YOUR GOAL:
Write out the material exactly, without any of its pictures.
____
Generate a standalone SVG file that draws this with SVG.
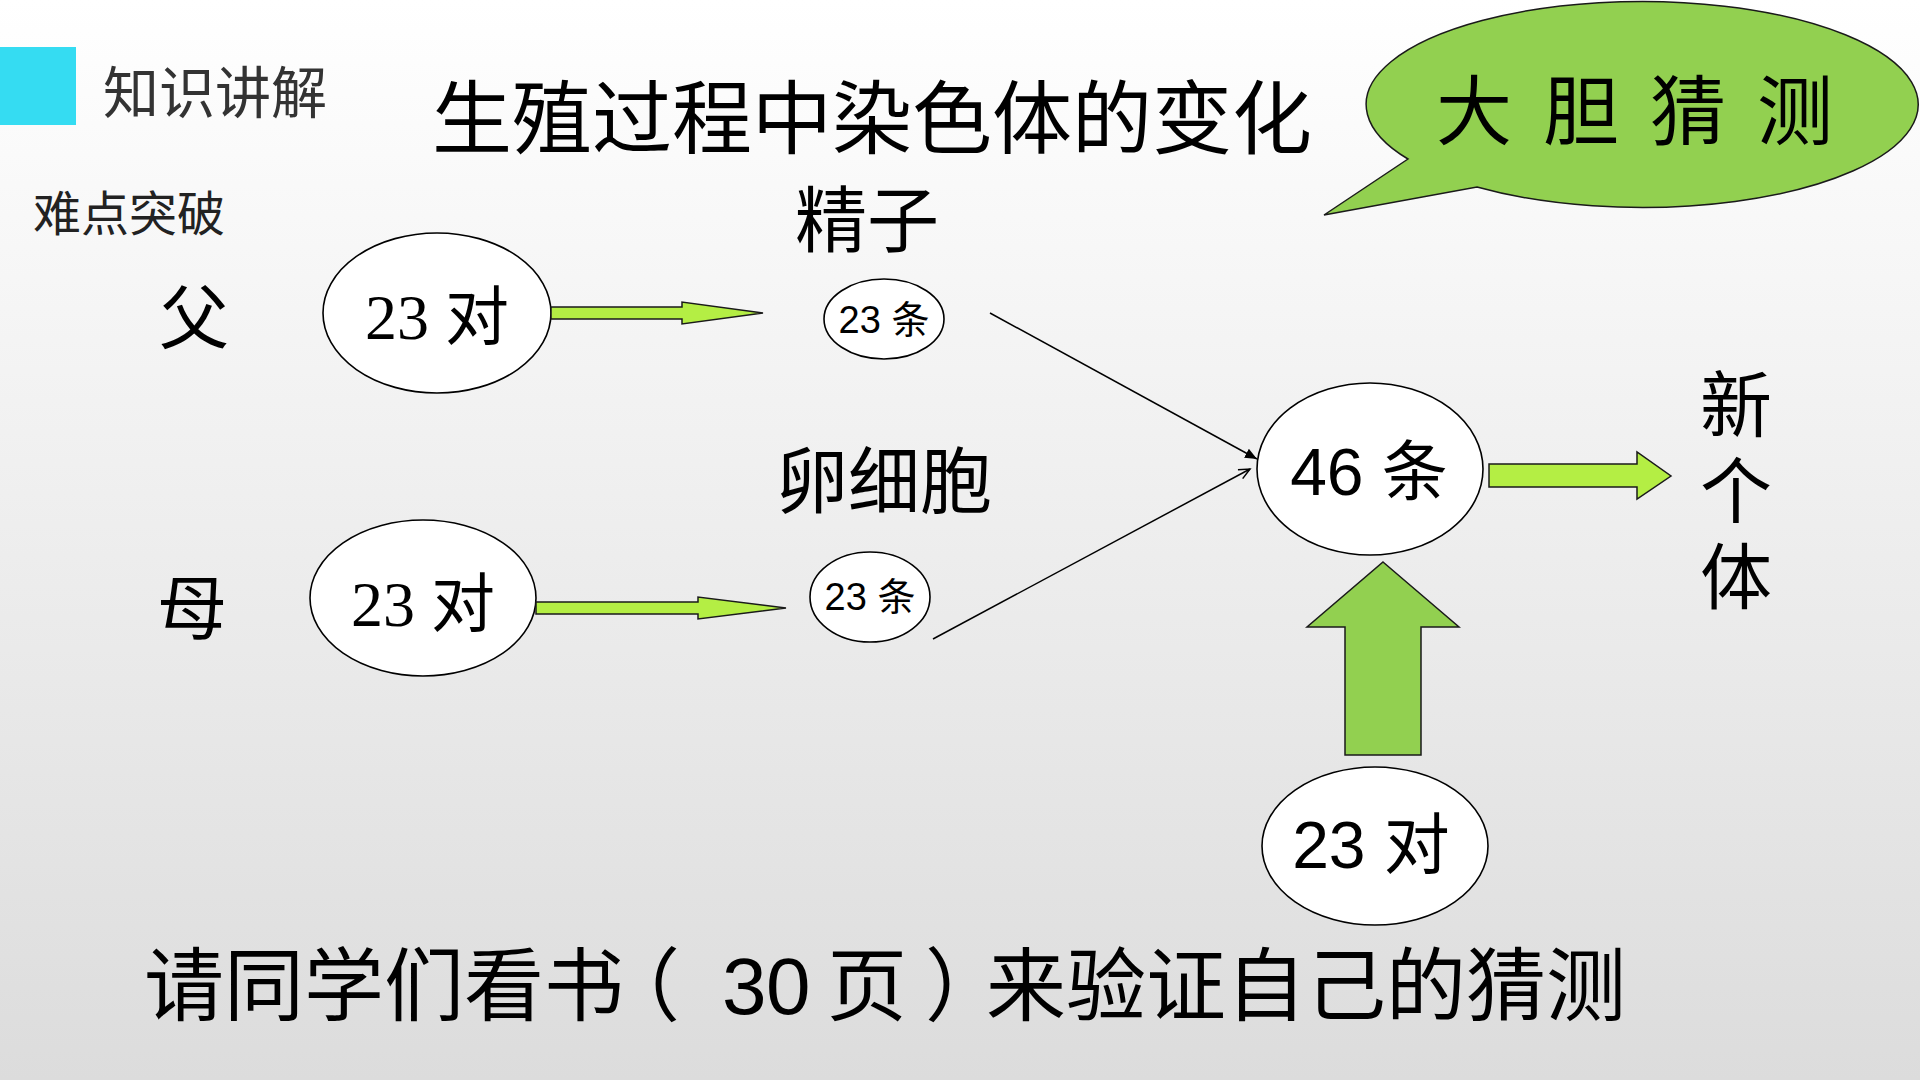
<svg xmlns="http://www.w3.org/2000/svg" width="1920" height="1080" viewBox="0 0 1920 1080">
<defs>
<linearGradient id="bg" x1="0" y1="0" x2="0" y2="1">
<stop offset="0" stop-color="#ffffff"/>
<stop offset="1" stop-color="#dcdcdc"/>
</linearGradient>
<marker id="arrFill" markerUnits="userSpaceOnUse" markerWidth="14" markerHeight="12" refX="12" refY="6" orient="auto">
<path d="M0,1 L12,6 L0,11 Z" fill="#000"/>
</marker>
<marker id="arrOpen" markerUnits="userSpaceOnUse" markerWidth="14" markerHeight="12" refX="12" refY="6" orient="auto">
<path d="M1,1 L12,6 L1,11" fill="none" stroke="#000" stroke-width="1.5"/>
</marker>
</defs>
<style>
.cjk{font-family:"Noto Sans CJK SC","Liberation Sans",sans-serif;fill:#000}
.sans{font-family:"Liberation Sans","Noto Sans CJK SC",sans-serif;fill:#000}
.serif{font-family:"Liberation Serif","Noto Sans CJK SC",serif;fill:#000}
.node{fill:#fff;stroke:#000;stroke-width:1.6}
.lime{fill:#b4ee44;stroke:#1a1a1a;stroke-width:1.5}
.green{fill:#92d050;stroke:#1a1a1a;stroke-width:1.5}
.thin{stroke:#000;stroke-width:1.5;fill:none}
</style>
<rect x="0" y="0" width="1920" height="1080" fill="url(#bg)"/>

<g id="header">
<rect x="0" y="47" width="76" height="78" fill="#35dcf2"/>
<text class="cjk" x="103" y="113" font-size="56" style="fill:#333">知识讲解</text>
<text class="cjk" x="33" y="231" font-size="48" style="fill:#222">难点突破</text>
<text class="cjk" x="432" y="147" font-size="80">生殖过程中染色体的变化</text>
</g>

<g id="bubble">
<path class="green" d="M1408,159 L1324,215 L1477,187 A276,103 0 1 0 1408,159 Z"/>
<text class="cjk" x="1436" y="139" font-size="76" letter-spacing="31">大胆猜测</text>
</g>

<g id="labels">
<text class="cjk" x="194" y="344" font-size="70" text-anchor="middle">父</text>
<text class="cjk" x="192" y="634" font-size="70" text-anchor="middle">母</text>
<text class="cjk" x="867" y="246" font-size="72" text-anchor="middle">精子</text>
<text class="cjk" x="884" y="507" font-size="72" text-anchor="middle">卵细胞</text>
</g>

<g id="father">
<ellipse class="node" cx="437" cy="313" rx="114" ry="80"/>
<text class="serif" x="437" y="339" font-size="64" text-anchor="middle">23 对</text>
</g>

<g id="mother">
<ellipse class="node" cx="423" cy="598" rx="113" ry="78"/>
<text class="serif" x="423" y="626" font-size="64" text-anchor="middle">23 对</text>
</g>

<g id="sperm">
<ellipse class="node" cx="884" cy="319" rx="60" ry="40"/>
<text class="sans" x="884" y="333" font-size="38" text-anchor="middle">23 条</text>
</g>

<g id="egg">
<ellipse class="node" cx="870" cy="597" rx="60" ry="45"/>
<text class="sans" x="870" y="610" font-size="38" text-anchor="middle">23 条</text>
</g>

<g id="zygote">
<ellipse class="node" cx="1370" cy="469" rx="113" ry="86"/>
<text class="sans" x="1369" y="495" font-size="66" text-anchor="middle">46 条</text>
</g>

<g id="pairs">
<ellipse class="node" cx="1375" cy="846" rx="113" ry="79"/>
<text class="sans" x="1371" y="868" font-size="66" text-anchor="middle">23 对</text>
</g>

<g id="newbody">
<text class="cjk" x="1736 1736 1736" y="431 517 603" font-size="72" text-anchor="middle">新个体</text>
</g>

<g id="connectors">
<path class="lime" d="M551,307 L682,307 L682,302 L763,313 L682,324 L682,319 L551,319 Z"/>
<path class="lime" d="M536,602 L698,602 L698,597 L786,608 L698,619 L698,614 L536,614 Z"/>
<path class="lime" d="M1489,464 L1637,464 L1637,452 L1671,476 L1637,499 L1637,487 L1489,487 Z"/>
<path class="green" d="M1383,562 L1459,627 L1421,627 L1421,755 L1345,755 L1345,627 L1307,627 Z"/>
<line class="thin" x1="990" y1="313" x2="1257" y2="459" marker-end="url(#arrFill)"/>
<line class="thin" x1="933" y1="639" x2="1250" y2="469" marker-end="url(#arrOpen)"/>
</g>

<g id="footer">
<text class="sans" y="1014" font-size="80" x="144 224 304 384 464 544 600 680 722 766 811 827 907 925 986 1066 1146 1226 1306 1386 1466 1546">请同学们看书（ 30 页 ）来验证自己的猜测</text>
</g>
</svg>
____
EXPECTED ANSWER:
Generate a standalone SVG file that draws this with SVG.
<svg xmlns="http://www.w3.org/2000/svg" width="1920" height="1080" viewBox="0 0 1920 1080">
<defs>
<linearGradient id="bg" x1="0" y1="0" x2="0" y2="1">
<stop offset="0" stop-color="#ffffff"/>
<stop offset="1" stop-color="#dcdcdc"/>
</linearGradient>
<marker id="arrFill" markerUnits="userSpaceOnUse" markerWidth="14" markerHeight="12" refX="12" refY="6" orient="auto">
<path d="M0,1 L12,6 L0,11 Z" fill="#000"/>
</marker>
<marker id="arrOpen" markerUnits="userSpaceOnUse" markerWidth="14" markerHeight="12" refX="12" refY="6" orient="auto">
<path d="M1,1 L12,6 L1,11" fill="none" stroke="#000" stroke-width="1.5"/>
</marker>
</defs>
<style>
.cjk{font-family:"Noto Sans CJK SC","Liberation Sans",sans-serif;fill:#000}
.sans{font-family:"Liberation Sans","Noto Sans CJK SC",sans-serif;fill:#000}
.serif{font-family:"Liberation Serif","Noto Sans CJK SC",serif;fill:#000}
.node{fill:#fff;stroke:#000;stroke-width:1.6}
.lime{fill:#b4ee44;stroke:#1a1a1a;stroke-width:1.5}
.green{fill:#92d050;stroke:#1a1a1a;stroke-width:1.5}
.thin{stroke:#000;stroke-width:1.5;fill:none}
</style>
<rect x="0" y="0" width="1920" height="1080" fill="url(#bg)"/>

<g id="header">
<rect x="0" y="47" width="76" height="78" fill="#35dcf2"/>
<text class="cjk" x="103" y="113" font-size="56" style="fill:#333">知识讲解</text>
<text class="cjk" x="33" y="231" font-size="48" style="fill:#222">难点突破</text>
<text class="cjk" x="432" y="147" font-size="80">生殖过程中染色体的变化</text>
</g>

<g id="bubble">
<path class="green" d="M1408,159 L1324,215 L1477,187 A276,103 0 1 0 1408,159 Z"/>
<text class="cjk" x="1436" y="139" font-size="76" letter-spacing="31">大胆猜测</text>
</g>

<g id="labels">
<text class="cjk" x="194" y="344" font-size="70" text-anchor="middle">父</text>
<text class="cjk" x="192" y="634" font-size="70" text-anchor="middle">母</text>
<text class="cjk" x="867" y="246" font-size="72" text-anchor="middle">精子</text>
<text class="cjk" x="884" y="507" font-size="72" text-anchor="middle">卵细胞</text>
</g>

<g id="father">
<ellipse class="node" cx="437" cy="313" rx="114" ry="80"/>
<text class="serif" x="437" y="339" font-size="64" text-anchor="middle">23 对</text>
</g>

<g id="mother">
<ellipse class="node" cx="423" cy="598" rx="113" ry="78"/>
<text class="serif" x="423" y="626" font-size="64" text-anchor="middle">23 对</text>
</g>

<g id="sperm">
<ellipse class="node" cx="884" cy="319" rx="60" ry="40"/>
<text class="sans" x="884" y="333" font-size="38" text-anchor="middle">23 条</text>
</g>

<g id="egg">
<ellipse class="node" cx="870" cy="597" rx="60" ry="45"/>
<text class="sans" x="870" y="610" font-size="38" text-anchor="middle">23 条</text>
</g>

<g id="zygote">
<ellipse class="node" cx="1370" cy="469" rx="113" ry="86"/>
<text class="sans" x="1369" y="495" font-size="66" text-anchor="middle">46 条</text>
</g>

<g id="pairs">
<ellipse class="node" cx="1375" cy="846" rx="113" ry="79"/>
<text class="sans" x="1371" y="868" font-size="66" text-anchor="middle">23 对</text>
</g>

<g id="newbody">
<text class="cjk" x="1736 1736 1736" y="431 517 603" font-size="72" text-anchor="middle">新个体</text>
</g>

<g id="connectors">
<path class="lime" d="M551,307 L682,307 L682,302 L763,313 L682,324 L682,319 L551,319 Z"/>
<path class="lime" d="M536,602 L698,602 L698,597 L786,608 L698,619 L698,614 L536,614 Z"/>
<path class="lime" d="M1489,464 L1637,464 L1637,452 L1671,476 L1637,499 L1637,487 L1489,487 Z"/>
<path class="green" d="M1383,562 L1459,627 L1421,627 L1421,755 L1345,755 L1345,627 L1307,627 Z"/>
<line class="thin" x1="990" y1="313" x2="1257" y2="459" marker-end="url(#arrFill)"/>
<line class="thin" x1="933" y1="639" x2="1250" y2="469" marker-end="url(#arrOpen)"/>
</g>

<g id="footer">
<text class="sans" y="1014" font-size="80" x="144 224 304 384 464 544 600 680 722 766 811 827 907 925 986 1066 1146 1226 1306 1386 1466 1546">请同学们看书（ 30 页 ）来验证自己的猜测</text>
</g>
</svg>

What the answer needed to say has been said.